Travis Fisher, an economist at the American Energy Alliance who is from North Carolina, writes in The Charlotte Observer on freezing the state’s renewable energy portfolio standards (RPS) mandate:

From 2007 to 2013 U.S. production of natural gas from shale formations grew an amazing 783 percent, thanks to innovations such as the combination of horizontal drilling and hydraulic fracturing.

In contrast, a mandate on electricity from solar power and poultry waste is not a solution – it’s meddlesome and costly.

The right path forward is to repeal the energy mandate and unlock true innovation in energy.

North Carolina should embrace energy sources that flourish under the market test, not mandate expensive sources that fail it.

Fisher, who is a friend and former colleague, is right to focus on costs and innovation. That approach puts least-cost energy and North Carolina’s captive electricity consumers at the forefront of the state’s energy policy, as they should be.

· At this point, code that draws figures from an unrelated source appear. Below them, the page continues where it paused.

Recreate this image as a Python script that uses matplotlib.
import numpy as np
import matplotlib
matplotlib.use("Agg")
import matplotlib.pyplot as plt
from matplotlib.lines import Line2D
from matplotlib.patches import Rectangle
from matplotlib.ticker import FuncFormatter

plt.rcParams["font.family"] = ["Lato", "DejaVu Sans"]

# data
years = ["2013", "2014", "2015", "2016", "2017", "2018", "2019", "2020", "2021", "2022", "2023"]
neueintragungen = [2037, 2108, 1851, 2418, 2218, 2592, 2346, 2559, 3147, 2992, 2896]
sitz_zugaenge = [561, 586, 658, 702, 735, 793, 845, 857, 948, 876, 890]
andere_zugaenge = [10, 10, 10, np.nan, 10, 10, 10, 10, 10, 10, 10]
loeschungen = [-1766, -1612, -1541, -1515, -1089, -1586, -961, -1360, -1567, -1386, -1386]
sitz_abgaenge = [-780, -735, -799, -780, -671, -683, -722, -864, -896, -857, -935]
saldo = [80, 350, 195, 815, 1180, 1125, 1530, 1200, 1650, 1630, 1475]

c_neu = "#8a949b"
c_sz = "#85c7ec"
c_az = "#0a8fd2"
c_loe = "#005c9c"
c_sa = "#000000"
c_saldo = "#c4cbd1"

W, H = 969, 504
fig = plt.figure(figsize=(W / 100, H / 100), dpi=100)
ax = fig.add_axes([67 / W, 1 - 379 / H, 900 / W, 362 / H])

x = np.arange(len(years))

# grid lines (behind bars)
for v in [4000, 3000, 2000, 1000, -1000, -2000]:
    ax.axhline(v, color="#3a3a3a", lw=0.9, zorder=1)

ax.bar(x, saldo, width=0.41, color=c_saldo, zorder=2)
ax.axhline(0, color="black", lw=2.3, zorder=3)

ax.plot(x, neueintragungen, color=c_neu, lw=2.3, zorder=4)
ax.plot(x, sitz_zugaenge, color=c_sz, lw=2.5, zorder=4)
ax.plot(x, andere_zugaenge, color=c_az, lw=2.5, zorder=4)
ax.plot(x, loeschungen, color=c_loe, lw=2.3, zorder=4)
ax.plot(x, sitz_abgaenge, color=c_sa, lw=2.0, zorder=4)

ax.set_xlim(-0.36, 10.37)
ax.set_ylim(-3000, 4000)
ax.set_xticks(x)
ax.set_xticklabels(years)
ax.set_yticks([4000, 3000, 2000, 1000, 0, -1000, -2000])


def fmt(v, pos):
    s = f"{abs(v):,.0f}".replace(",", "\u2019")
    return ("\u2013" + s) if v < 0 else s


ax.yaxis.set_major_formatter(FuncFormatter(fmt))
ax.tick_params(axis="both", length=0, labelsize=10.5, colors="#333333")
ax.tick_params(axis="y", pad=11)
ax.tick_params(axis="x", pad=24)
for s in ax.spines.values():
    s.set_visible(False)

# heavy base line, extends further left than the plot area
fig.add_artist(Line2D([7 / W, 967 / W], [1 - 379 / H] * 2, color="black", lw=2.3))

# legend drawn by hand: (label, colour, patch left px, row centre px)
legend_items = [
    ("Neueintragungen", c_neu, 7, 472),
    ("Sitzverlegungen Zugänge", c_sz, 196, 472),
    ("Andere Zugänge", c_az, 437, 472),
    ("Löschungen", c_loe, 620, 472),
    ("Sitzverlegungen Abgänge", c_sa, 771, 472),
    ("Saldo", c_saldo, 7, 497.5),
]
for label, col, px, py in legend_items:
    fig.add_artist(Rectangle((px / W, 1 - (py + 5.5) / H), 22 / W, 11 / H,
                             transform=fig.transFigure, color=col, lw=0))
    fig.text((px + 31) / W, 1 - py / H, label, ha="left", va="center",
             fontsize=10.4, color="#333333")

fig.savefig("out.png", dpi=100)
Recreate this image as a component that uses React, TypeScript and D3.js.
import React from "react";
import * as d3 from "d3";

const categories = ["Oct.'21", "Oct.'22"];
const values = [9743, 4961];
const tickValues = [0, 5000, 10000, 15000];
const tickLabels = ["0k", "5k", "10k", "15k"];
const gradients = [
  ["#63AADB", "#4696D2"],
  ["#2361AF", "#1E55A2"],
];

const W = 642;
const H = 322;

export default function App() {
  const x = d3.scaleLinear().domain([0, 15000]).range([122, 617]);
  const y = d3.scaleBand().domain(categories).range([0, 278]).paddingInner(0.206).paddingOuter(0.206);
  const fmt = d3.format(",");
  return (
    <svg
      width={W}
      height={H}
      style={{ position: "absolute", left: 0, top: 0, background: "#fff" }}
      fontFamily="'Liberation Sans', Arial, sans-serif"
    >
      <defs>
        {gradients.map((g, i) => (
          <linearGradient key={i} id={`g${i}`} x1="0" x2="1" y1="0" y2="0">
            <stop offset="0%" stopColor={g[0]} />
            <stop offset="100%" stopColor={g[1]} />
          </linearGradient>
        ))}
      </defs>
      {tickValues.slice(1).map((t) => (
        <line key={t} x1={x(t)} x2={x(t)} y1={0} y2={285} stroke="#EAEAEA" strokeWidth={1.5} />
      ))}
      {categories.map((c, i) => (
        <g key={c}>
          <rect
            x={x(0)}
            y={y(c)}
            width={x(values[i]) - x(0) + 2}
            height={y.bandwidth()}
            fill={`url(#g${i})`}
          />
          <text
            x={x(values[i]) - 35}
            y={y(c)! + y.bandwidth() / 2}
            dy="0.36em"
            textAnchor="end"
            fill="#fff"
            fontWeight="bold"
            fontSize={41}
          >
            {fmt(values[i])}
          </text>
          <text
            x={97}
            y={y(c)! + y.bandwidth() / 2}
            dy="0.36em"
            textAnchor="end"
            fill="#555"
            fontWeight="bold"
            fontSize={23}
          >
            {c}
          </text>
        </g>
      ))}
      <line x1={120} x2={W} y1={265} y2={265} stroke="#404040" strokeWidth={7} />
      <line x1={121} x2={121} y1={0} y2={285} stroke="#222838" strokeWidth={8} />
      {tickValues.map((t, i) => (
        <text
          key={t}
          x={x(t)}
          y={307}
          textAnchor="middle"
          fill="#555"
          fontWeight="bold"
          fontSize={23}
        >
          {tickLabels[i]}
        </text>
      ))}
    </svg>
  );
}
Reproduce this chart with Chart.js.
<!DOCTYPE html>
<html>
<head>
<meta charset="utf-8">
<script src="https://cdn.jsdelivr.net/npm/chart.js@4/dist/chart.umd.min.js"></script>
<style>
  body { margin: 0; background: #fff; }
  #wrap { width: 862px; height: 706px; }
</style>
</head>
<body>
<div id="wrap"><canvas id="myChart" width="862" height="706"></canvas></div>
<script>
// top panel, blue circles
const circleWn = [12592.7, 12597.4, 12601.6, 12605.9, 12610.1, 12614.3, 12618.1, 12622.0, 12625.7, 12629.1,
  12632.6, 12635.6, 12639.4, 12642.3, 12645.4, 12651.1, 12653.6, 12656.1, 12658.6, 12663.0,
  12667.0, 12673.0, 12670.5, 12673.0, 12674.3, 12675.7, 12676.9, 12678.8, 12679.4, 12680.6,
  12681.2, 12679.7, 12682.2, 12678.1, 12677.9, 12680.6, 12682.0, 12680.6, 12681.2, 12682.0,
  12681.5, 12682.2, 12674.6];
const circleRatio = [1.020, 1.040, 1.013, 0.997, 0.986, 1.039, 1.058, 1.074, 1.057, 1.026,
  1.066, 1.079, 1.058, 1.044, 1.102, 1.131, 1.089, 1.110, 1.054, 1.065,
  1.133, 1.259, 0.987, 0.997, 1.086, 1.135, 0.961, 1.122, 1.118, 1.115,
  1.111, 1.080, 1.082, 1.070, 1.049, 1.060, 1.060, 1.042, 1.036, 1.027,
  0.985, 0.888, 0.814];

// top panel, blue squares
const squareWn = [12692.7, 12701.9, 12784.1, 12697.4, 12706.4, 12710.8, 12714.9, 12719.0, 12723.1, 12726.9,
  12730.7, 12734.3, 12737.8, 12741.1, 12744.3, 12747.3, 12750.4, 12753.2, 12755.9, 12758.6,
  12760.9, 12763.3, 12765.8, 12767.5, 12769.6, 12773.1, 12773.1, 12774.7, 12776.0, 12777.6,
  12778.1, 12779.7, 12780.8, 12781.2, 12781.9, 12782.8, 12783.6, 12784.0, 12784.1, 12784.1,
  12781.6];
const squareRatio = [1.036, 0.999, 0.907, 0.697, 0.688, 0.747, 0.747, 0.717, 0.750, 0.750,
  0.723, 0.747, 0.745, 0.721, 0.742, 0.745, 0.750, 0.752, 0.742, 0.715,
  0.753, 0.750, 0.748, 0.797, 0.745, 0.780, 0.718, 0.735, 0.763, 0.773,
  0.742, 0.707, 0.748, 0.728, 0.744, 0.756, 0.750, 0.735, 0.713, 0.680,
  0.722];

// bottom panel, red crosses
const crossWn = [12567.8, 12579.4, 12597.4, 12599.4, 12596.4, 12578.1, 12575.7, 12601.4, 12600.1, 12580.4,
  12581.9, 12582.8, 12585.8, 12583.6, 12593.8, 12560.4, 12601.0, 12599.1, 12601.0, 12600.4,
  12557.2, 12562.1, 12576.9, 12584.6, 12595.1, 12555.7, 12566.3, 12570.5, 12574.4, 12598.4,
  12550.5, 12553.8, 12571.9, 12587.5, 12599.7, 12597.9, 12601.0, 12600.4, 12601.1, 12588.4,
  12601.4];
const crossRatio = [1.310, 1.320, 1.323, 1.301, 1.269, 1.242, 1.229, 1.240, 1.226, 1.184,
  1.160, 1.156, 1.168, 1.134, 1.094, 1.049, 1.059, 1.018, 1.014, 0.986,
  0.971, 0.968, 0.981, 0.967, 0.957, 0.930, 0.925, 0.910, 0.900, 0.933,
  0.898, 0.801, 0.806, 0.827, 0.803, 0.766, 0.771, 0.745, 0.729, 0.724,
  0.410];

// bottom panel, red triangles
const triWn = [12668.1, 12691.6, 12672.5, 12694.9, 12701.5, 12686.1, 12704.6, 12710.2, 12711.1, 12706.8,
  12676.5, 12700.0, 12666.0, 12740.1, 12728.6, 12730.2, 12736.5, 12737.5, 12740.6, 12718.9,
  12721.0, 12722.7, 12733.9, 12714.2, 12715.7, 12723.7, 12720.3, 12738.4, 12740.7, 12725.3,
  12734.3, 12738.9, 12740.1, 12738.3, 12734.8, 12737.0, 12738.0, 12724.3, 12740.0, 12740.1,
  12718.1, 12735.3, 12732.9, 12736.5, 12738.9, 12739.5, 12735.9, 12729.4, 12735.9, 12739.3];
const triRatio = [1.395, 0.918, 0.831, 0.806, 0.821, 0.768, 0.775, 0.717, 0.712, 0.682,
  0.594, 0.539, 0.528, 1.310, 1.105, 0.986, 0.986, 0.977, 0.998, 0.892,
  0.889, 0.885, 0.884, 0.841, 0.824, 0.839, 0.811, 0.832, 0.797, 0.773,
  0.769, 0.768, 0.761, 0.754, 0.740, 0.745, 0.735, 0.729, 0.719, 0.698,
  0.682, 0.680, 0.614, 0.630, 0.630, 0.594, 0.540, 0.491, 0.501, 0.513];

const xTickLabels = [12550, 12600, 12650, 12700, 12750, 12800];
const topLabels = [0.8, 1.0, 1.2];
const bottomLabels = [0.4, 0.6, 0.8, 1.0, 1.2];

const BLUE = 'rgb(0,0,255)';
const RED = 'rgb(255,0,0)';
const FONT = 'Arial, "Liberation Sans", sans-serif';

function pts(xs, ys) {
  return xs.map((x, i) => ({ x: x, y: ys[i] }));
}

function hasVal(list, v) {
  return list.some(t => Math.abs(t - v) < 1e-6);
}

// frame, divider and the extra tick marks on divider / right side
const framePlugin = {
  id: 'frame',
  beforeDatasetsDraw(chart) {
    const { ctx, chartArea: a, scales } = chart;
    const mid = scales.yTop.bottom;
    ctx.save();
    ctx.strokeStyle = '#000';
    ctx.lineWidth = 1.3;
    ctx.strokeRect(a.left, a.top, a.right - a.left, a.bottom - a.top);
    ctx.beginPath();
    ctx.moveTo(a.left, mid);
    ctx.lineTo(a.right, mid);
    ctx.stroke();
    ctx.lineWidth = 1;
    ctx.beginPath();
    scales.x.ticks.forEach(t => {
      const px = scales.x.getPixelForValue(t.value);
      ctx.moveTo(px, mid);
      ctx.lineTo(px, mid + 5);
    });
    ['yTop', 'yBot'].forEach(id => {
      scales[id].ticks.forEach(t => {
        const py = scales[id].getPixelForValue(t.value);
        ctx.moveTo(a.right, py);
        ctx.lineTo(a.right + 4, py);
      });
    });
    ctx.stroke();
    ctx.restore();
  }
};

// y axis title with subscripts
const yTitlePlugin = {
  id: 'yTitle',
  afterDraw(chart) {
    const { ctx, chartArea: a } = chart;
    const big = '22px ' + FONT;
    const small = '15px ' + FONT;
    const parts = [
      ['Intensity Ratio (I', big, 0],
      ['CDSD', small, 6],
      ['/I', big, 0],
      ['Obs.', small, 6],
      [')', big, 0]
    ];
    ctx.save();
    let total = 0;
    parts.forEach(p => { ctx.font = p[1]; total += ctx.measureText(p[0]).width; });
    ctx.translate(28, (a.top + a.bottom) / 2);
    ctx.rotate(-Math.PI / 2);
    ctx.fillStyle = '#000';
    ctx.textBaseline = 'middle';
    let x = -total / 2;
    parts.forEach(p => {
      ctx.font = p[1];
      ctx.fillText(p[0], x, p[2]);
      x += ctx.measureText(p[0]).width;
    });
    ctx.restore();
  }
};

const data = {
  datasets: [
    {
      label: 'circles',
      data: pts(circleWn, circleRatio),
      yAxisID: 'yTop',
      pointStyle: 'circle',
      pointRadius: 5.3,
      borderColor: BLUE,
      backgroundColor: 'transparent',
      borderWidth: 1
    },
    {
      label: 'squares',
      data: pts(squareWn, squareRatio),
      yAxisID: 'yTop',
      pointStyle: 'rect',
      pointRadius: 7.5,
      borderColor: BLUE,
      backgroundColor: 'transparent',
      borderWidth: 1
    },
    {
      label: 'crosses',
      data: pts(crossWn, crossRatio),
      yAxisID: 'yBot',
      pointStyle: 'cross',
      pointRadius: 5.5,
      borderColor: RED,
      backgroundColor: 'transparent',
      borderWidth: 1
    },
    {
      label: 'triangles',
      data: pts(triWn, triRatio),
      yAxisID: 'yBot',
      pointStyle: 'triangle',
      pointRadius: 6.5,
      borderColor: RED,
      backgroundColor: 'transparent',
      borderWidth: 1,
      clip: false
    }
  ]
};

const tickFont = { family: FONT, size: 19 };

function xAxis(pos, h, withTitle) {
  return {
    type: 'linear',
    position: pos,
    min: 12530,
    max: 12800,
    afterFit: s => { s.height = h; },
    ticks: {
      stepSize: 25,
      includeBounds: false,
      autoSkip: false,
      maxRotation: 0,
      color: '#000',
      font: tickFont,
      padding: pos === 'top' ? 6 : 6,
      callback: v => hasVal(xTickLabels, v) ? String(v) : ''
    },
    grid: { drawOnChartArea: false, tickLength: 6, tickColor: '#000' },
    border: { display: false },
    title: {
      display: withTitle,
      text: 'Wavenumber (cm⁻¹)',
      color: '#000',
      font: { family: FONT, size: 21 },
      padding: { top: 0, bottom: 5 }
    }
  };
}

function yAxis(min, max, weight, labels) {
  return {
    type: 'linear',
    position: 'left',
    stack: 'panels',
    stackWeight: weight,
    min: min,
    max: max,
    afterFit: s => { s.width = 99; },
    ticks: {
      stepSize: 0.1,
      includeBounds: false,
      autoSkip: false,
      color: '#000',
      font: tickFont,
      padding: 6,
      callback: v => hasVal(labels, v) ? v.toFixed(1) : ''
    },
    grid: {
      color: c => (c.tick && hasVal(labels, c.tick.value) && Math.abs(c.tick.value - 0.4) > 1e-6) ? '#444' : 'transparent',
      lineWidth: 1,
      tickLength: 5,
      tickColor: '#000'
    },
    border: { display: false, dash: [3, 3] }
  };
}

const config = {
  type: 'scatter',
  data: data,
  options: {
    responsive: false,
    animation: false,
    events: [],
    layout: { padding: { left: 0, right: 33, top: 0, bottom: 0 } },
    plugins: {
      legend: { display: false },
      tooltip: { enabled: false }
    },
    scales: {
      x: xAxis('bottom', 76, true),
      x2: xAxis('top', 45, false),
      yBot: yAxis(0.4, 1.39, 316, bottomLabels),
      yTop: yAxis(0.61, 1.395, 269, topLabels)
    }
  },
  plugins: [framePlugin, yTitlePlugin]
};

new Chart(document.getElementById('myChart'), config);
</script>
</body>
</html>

Electricity is a basic household necessity, not something to fiddle around with just because we can say all this public support creates jobs. Some people actually have to choose between electricity use and food, and there’s no reason to make that choice harder just so you can say you, a politician dealing out public monies and favors, “created jobs.”

P.S. Please hand out smelling salts to any renewable energy industry type reading this; their lobbyists say they have extremely delicate constitutions that get upset over any perceived threat to disrupt any of that public money and favoritism.